Double-gate MOSFETs can be made in other configurations as well. The leading candidate currently is the FinFET(1,5), since it can be fabricated with a process flow that utilizes techniques and tools relatively similar to those currently utilized for fabricating planar bulk MOSFETs. FinFETs are illustrated schematically in Figure 2. The FinFET is formed by defining and etching thin fins (shown in yellow in the figure) in the silicon body of an SOI wafer. Polysilicon gate electrodes are defined surrounding the fin, as shown in the dark color in the figure. In this case, the double gates are on the left and right sides of the fin. When the MOSFET is turned on, the current flow is from source to drain, along both the left and right vertical edges of the fin.

For the "ultimate" scaled MOSFET beyond 2015 or so, Lg is projected to be 10 nm and below. To meet the requirements for such highly scaled transistors, it is likely that double-gate MOSFETs with enhanced mobility channel and a number of the process and material solutions noted earlier, such as high-k gate dielectric, will be utilized.

References

(1) M. Bohr, "MOS Transistor Scaling Challenges," Proceedings of the International Symposium ULSI Process Integration II, March 2001, in ECS Proceedings Volume 2001-2, 463-473 (2001).

(2) H.R. Huff, A. Hou, C. Lim, Y. Kim, J. Barnett, G. Bersuker, G.A. Brown, C.D. Young, P.M. Zeitzoff, J. Gutt, P. Lysaght, M.I. Gardner and R.W. Murto, "High-K Gate Stacks Into Planar, Scaled CMOS Integrated Circuits," (presented at the Conference on Nano and Giga Challenges in Microelectronics (2002), Moscow, September 10-13, 2002, to be published in Microelectronic Engineering (2003).

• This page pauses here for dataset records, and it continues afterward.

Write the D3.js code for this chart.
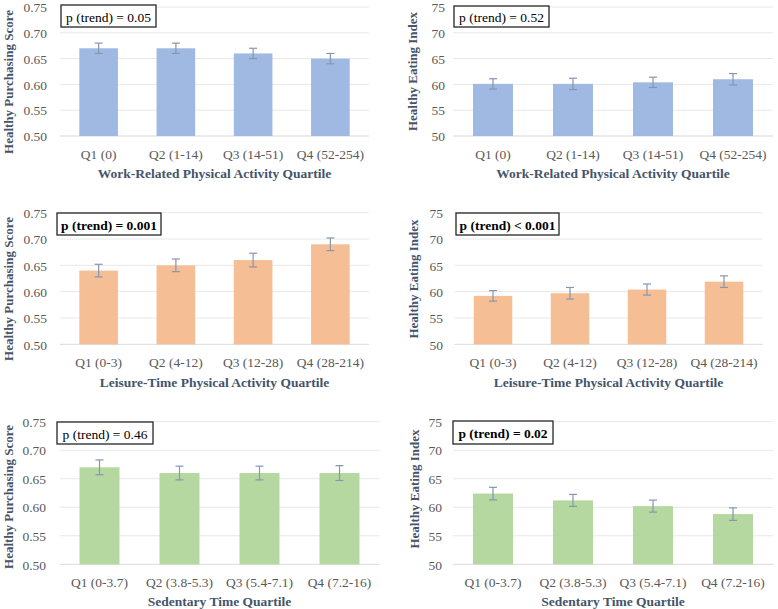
<!DOCTYPE html>
<html>
<head>
<meta charset="utf-8">
<script src="https://cdn.jsdelivr.net/npm/d3@7"></script>
<style>
  html, body { margin: 0; padding: 0; background: #ffffff; }
  svg { display: block; font-family: "Liberation Serif", "Times New Roman", Times, serif; }
</style>
</head>
<body>
<svg id="chart" width="778" height="609"></svg>
<script>
// ---- Data ----
const workCats = ["Q1 (0)", "Q2 (1-14)", "Q3 (14-51)", "Q4 (52-254)"];
const leisureCats = ["Q1 (0-3)", "Q2 (4-12)", "Q3 (12-28)", "Q4 (28-214)"];
const sedentaryCats = ["Q1 (0-3.7)", "Q2 (3.8-5.3)", "Q3 (5.4-7.1)", "Q4 (7.2-16)"];

const hpsTicks = [0.50, 0.55, 0.60, 0.65, 0.70, 0.75];
const heiTicks = [50, 55, 60, 65, 70, 75];

const workHPS = [0.67, 0.67, 0.66, 0.65];
const workHPSErr = [0.010, 0.010, 0.010, 0.010];
const workHEI = [60.1, 60.1, 60.4, 61.0];
const workHEIErr = [1.0, 1.1, 1.0, 1.1];

const leisureHPS = [0.64, 0.65, 0.66, 0.69];
const leisureHPSErr = [0.012, 0.012, 0.013, 0.012];
const leisureHEI = [59.2, 59.7, 60.4, 61.9];
const leisureHEIErr = [1.0, 1.1, 1.05, 1.1];

const sedentaryHPS = [0.67, 0.66, 0.66, 0.66];
const sedentaryHPSErr = [0.013, 0.012, 0.012, 0.013];
const sedentaryHEI = [62.4, 61.2, 60.2, 58.8];
const sedentaryHEIErr = [1.1, 1.05, 1.05, 1.1];

const pLabels = ["p (trend) = 0.05", "p (trend) = 0.52", "p (trend) = 0.001",
                 "p (trend) < 0.001", "p (trend) = 0.46", "p (trend) = 0.02"];
const pBold = [false, false, true, true, false, true];
const yTitles = ["Healthy Purchasing Score", "Healthy Eating Index"];
const xTitles = ["Work-Related Physical Activity Quartile",
                 "Leisure-Time Physical Activity Quartile",
                 "Sedentary Time Quartile"];

// ---- Layout (positions / styles) ----
const colors = ["#A0B9E3", "#F5BE95", "#B5D7A0"];
const panels = [
  {cats: workCats, vals: workHPS, errs: workHPSErr, ticks: hpsTicks, fmt: d3.format(".2f"), yTitle: 0, xTitle: 0, color: 0, p: 0,
   x0: 60, x1: 369, y0: 7, y1: 136, tickX: 47, catY: 154, titleY: 173, yTitleX: 8, yTitleY: 82, box: [61, 5, 95, 22]},
  {cats: workCats, vals: workHEI, errs: workHEIErr, ticks: heiTicks, fmt: d3.format("d"), yTitle: 1, xTitle: 0, color: 0, p: 1,
   x0: 453, x1: 773, y0: 7, y1: 136, tickX: 445, catY: 154, titleY: 173, yTitleX: 412, yTitleY: 71.5, box: [454, 6, 95, 21]},
  {cats: leisureCats, vals: leisureHPS, errs: leisureHPSErr, ticks: hpsTicks, fmt: d3.format(".2f"), yTitle: 0, xTitle: 1, color: 1, p: 2,
   x0: 60, x1: 369, y0: 212.7, y1: 344.3, tickX: 47, catY: 362, titleY: 382, yTitleX: 8, yTitleY: 289, box: [57, 213, 104, 22]},
  {cats: leisureCats, vals: leisureHEI, errs: leisureHEIErr, ticks: heiTicks, fmt: d3.format("d"), yTitle: 1, xTitle: 1, color: 1, p: 3,
   x0: 454.5, x1: 762.5, y0: 212.7, y1: 344.3, tickX: 443, catY: 362, titleY: 382, yTitleX: 413, yTitleY: 279, box: [456, 213, 103, 22]},
  {cats: sedentaryCats, vals: sedentaryHPS, errs: sedentaryHPSErr, ticks: hpsTicks, fmt: d3.format(".2f"), yTitle: 0, xTitle: 2, color: 2, p: 4,
   x0: 59.5, x1: 379.5, y0: 421.7, y1: 564.3, tickX: 46, catY: 582, titleY: 601, yTitleX: 8, yTitleY: 497, box: [57, 422, 96, 22]},
  {cats: sedentaryCats, vals: sedentaryHEI, errs: sedentaryHEIErr, ticks: heiTicks, fmt: d3.format("d"), yTitle: 1, xTitle: 2, color: 2, p: 5,
   x0: 453, x1: 773, y0: 421.7, y1: 564.3, tickX: 442, catY: 582, titleY: 601, yTitleX: 414, yTitleY: 489, box: [453, 421, 100, 23]}
];

const FONT = "'Liberation Serif', 'Times New Roman', Times, serif";
const svg = d3.select("#chart");

panels.forEach(P => {
  const g = svg.append("g");
  const x = d3.scaleBand().domain(P.cats).range([P.x0, P.x1]).paddingInner(0.5).paddingOuter(0.25);
  const y = d3.scaleLinear().domain([P.ticks[0], P.ticks[P.ticks.length - 1]]).range([P.y1, P.y0]);

  // gridlines
  g.selectAll("line.grid").data(P.ticks).join("line")
    .attr("x1", P.x0).attr("x2", P.x1)
    .attr("y1", d => y(d)).attr("y2", d => y(d))
    .attr("stroke", d => d === P.ticks[0] ? "#D9D9D9" : "#E8E8E8")
    .attr("stroke-width", 1);

  // y axis tick labels
  const yAxis = d3.axisLeft(y).tickValues(P.ticks).tickFormat(P.fmt).tickSize(0).tickPadding(0);
  const ya = g.append("g").attr("transform", `translate(${P.tickX},0)`).call(yAxis)
    .attr("font-family", FONT);
  ya.select(".domain").remove();
  ya.selectAll("text").attr("fill", "#595959").attr("font-size", 13.5).attr("dy", "0.35em");

  // bars
  g.selectAll("rect.bar").data(P.vals).join("rect")
    .attr("x", (d, i) => x(P.cats[i]))
    .attr("width", x.bandwidth())
    .attr("y", d => y(d))
    .attr("height", d => y(P.ticks[0]) - y(d))
    .attr("fill", colors[P.color]);

  // error bars
  const cap = 4;
  P.vals.forEach((v, i) => {
    const cx = x(P.cats[i]) + x.bandwidth() / 2;
    const hi = y(v + P.errs[i]), lo = y(v - P.errs[i]);
    const eg = g.append("g").attr("stroke", "#8497B0").attr("stroke-width", 1.2);
    eg.append("line").attr("x1", cx).attr("x2", cx).attr("y1", hi).attr("y2", lo);
    eg.append("line").attr("x1", cx - cap).attr("x2", cx + cap).attr("y1", hi).attr("y2", hi);
    eg.append("line").attr("x1", cx - cap).attr("x2", cx + cap).attr("y1", lo).attr("y2", lo);
  });

  // x axis category labels
  const xAxis = d3.axisBottom(x).tickSize(0).tickPadding(0);
  const xa = g.append("g").attr("transform", `translate(0,${P.catY})`).call(xAxis)
    .attr("font-family", FONT);
  xa.select(".domain").remove();
  xa.selectAll("text").attr("fill", "#595959").attr("font-size", 13.5).attr("dy", "0.35em");

  // x title
  g.append("text")
    .attr("x", (P.x0 + P.x1) / 2).attr("y", P.titleY).attr("dy", "0.35em")
    .attr("text-anchor", "middle").attr("font-weight", "bold").attr("font-size", 13.5)
    .attr("font-family", FONT)
    .attr("fill", "#44546A").text(xTitles[P.xTitle]);

  // y title
  g.append("text")
    .attr("transform", `translate(${P.yTitleX},${P.yTitleY}) rotate(-90)`)
    .attr("dy", "0.35em").attr("text-anchor", "middle").attr("font-weight", "bold").attr("font-size", 13)
    .attr("font-family", FONT)
    .attr("fill", "#44546A").text(yTitles[P.yTitle]);

  // p-value box
  const [bx, by, bw, bh] = P.box;
  g.append("rect").attr("x", bx).attr("y", by).attr("width", bw).attr("height", bh)
    .attr("fill", "#ffffff").attr("stroke", "#262626").attr("stroke-width", 1.3);
  g.append("text").attr("x", bx + bw / 2).attr("y", by + bh / 2 + 1).attr("dy", "0.35em")
    .attr("text-anchor", "middle").attr("font-size", 13.5)
    .attr("font-family", FONT)
    .attr("font-weight", pBold[P.p] ? "bold" : "normal")
    .attr("fill", "#000000").text(pLabels[P.p]);
});
</script>
</body>
</html>
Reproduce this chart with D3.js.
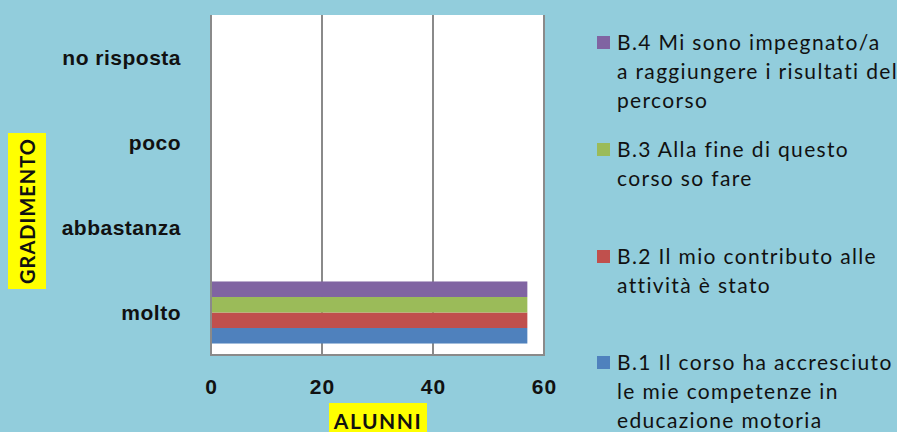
<!DOCTYPE html>
<html>
<head>
<meta charset="utf-8">
<script src="https://cdn.jsdelivr.net/npm/d3@7"></script>
<style>
  body { margin: 0; background: #92cddc; }
  svg { display: block; font-family: Lato, "Open Sans", sans-serif; }
</style>
</head>
<body>
<div class="container"></div>
<script>
const categories = ['molto', 'abbastanza', 'poco', 'no risposta'];
const seriesNames = [
  ['B.1 Il corso ha accresciuto', 'le mie competenze in', 'educazione motoria'],
  ['B.2 Il mio contributo alle', 'attività è stato'],
  ['B.3 Alla fine di questo', 'corso so fare'],
  ['B.4 Mi sono impegnato/a', 'a raggiungere i risultati del', 'percorso']
];
const b1 = [57, 0, 0, 0];
const b2 = [57, 0, 0, 0];
const b3 = [57, 0, 0, 0];
const b4 = [57, 0, 0, 0];
const xTicks = [0, 20, 40, 60];
const colors = ['#4f81bd', '#c0504d', '#9bbb59', '#8064a2'];

const w = 897, h = 432;
const pl = 211, pr = 544, pt = 15, pb = 355;
const series = [b1, b2, b3, b4];

const svg = d3.select('.container')
  .append('svg')
  .attr('width', w)
  .attr('height', h);

svg.append('rect').attr('width', w).attr('height', h).attr('fill', '#92cddc');

const xScale = d3.scaleLinear().domain([0, 60]).range([pl, pr]);
const yScale = d3.scaleBand().domain(categories).range([pb, pt]).paddingInner(0.27).paddingOuter(0.135);
const sScale = d3.scaleBand().domain(d3.range(series.length)).range([yScale.bandwidth(), 0]);

svg.append('rect')
  .attr('x', pl).attr('y', pt)
  .attr('width', pr - pl).attr('height', pb - pt)
  .attr('fill', '#fff');

// gridlines
svg.append('g')
  .selectAll('line')
  .data(xTicks.slice(1, -1))
  .enter()
  .append('line')
  .attr('x1', d => xScale(d)).attr('x2', d => xScale(d))
  .attr('y1', pt).attr('y2', pb)
  .attr('stroke', '#8a8a8a').attr('stroke-width', 2);

// bars
series.forEach((s, si) => {
  svg.append('g')
    .selectAll('rect')
    .data(s)
    .enter()
    .append('rect')
    .attr('x', pl)
    .attr('y', (d, i) => yScale(categories[i]) + sScale(si))
    .attr('width', d => xScale(d) - pl)
    .attr('height', sScale.bandwidth())
    .attr('fill', colors[si]);
});

// plot frame
svg.append('path')
  .attr('d', `M${pl},${pt}V${pb}H${pr}V${pt}`)
  .attr('fill', 'none')
  .attr('stroke', '#8a8a8a')
  .attr('stroke-width', 2);

// x axis
const xAxis = d3.axisBottom(xScale).tickValues(xTicks).tickSize(0).tickPadding(0);
const gx = svg.append('g')
  .attr('transform', `translate(0, 394)`)
  .call(xAxis);
gx.select('.domain').remove();
gx.selectAll('text')
  .attr('dy', 0)
  .attr('fill', '#111')
  .style('font-size', '21px')
  .style('font-weight', 'bold')
  .style('letter-spacing', '1px');

// y axis
const yAxis = d3.axisLeft(yScale).tickSize(0).tickPadding(0);
const gy = svg.append('g')
  .attr('transform', `translate(181, 0)`)
  .call(yAxis);
gy.select('.domain').remove();
gy.selectAll('text')
  .attr('dy', '0.35em')
  .attr('fill', '#111')
  .style('font-size', '21px')
  .style('font-weight', 'bold')
  .style('letter-spacing', '0.5px');

// axis titles
svg.append('rect').attr('x', 329).attr('y', 403).attr('width', 98).attr('height', 32).attr('fill', '#ffff00');
svg.append('text')
  .attr('x', 378).attr('y', 429)
  .attr('text-anchor', 'middle')
  .style('font-size', '21px').style('font-weight', 'bold')
  .style('letter-spacing', '1.5px')
  .attr('fill', '#111')
  .text('ALUNNI');

svg.append('rect').attr('x', 8).attr('y', 133).attr('width', 38).attr('height', 156).attr('fill', '#ffff00');
svg.append('text')
  .attr('transform', 'translate(35, 211) rotate(-90)')
  .attr('text-anchor', 'middle')
  .style('font-size', '20px').style('font-weight', 'bold')
  .style('letter-spacing', '1px')
  .attr('fill', '#111')
  .text('GRADIMENTO');

// legend
const legendY = [363, 257, 150, 43];
const legend = svg.append('g');
series.forEach((s, si) => {
  legend.append('rect')
    .attr('x', 597).attr('y', legendY[si] - 7)
    .attr('width', 13).attr('height', 13)
    .attr('fill', colors[si]);
  legend.append('text')
    .attr('x', 617).attr('y', legendY[si])
    .attr('fill', '#111')
    .style('font-size', '21px')
    .style('letter-spacing', '1.35px')
    .selectAll('tspan')
    .data(seriesNames[si])
    .enter()
    .append('tspan')
    .attr('x', 617)
    .attr('y', (d, i) => legendY[si] + i * 29)
    .attr('dy', '0.35em')
    .text(d => d);
});
</script>
</body>
</html>
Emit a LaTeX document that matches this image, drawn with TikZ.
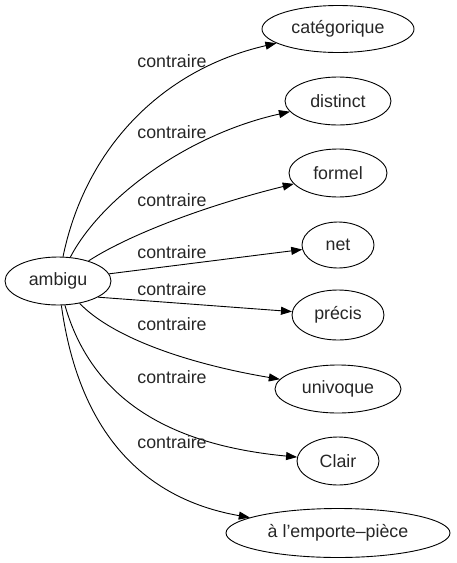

(3) P.M. Zeitzoff, J.A. Hutchby and H.R. Huff, "MOSFET and Front-End Process Integration: Scaling Trends, Challenges, and Potential Solutions Through The End of The Roadmap," International Journal of High-Speed Electronics and Systems, 12, 267-293 (2002).

(4) H. R. Huff and P.M. Zeitzoff, "The "Ultimate" CMOS Device: A 2003 Perspective (Implications For Front-End Characterization And Metrology," Presented at the 2003 International Conference on Characterization and Metrology for ULSI Technology (March 24-28, 2003), to be published in the Conference Proceedings (AIP Press).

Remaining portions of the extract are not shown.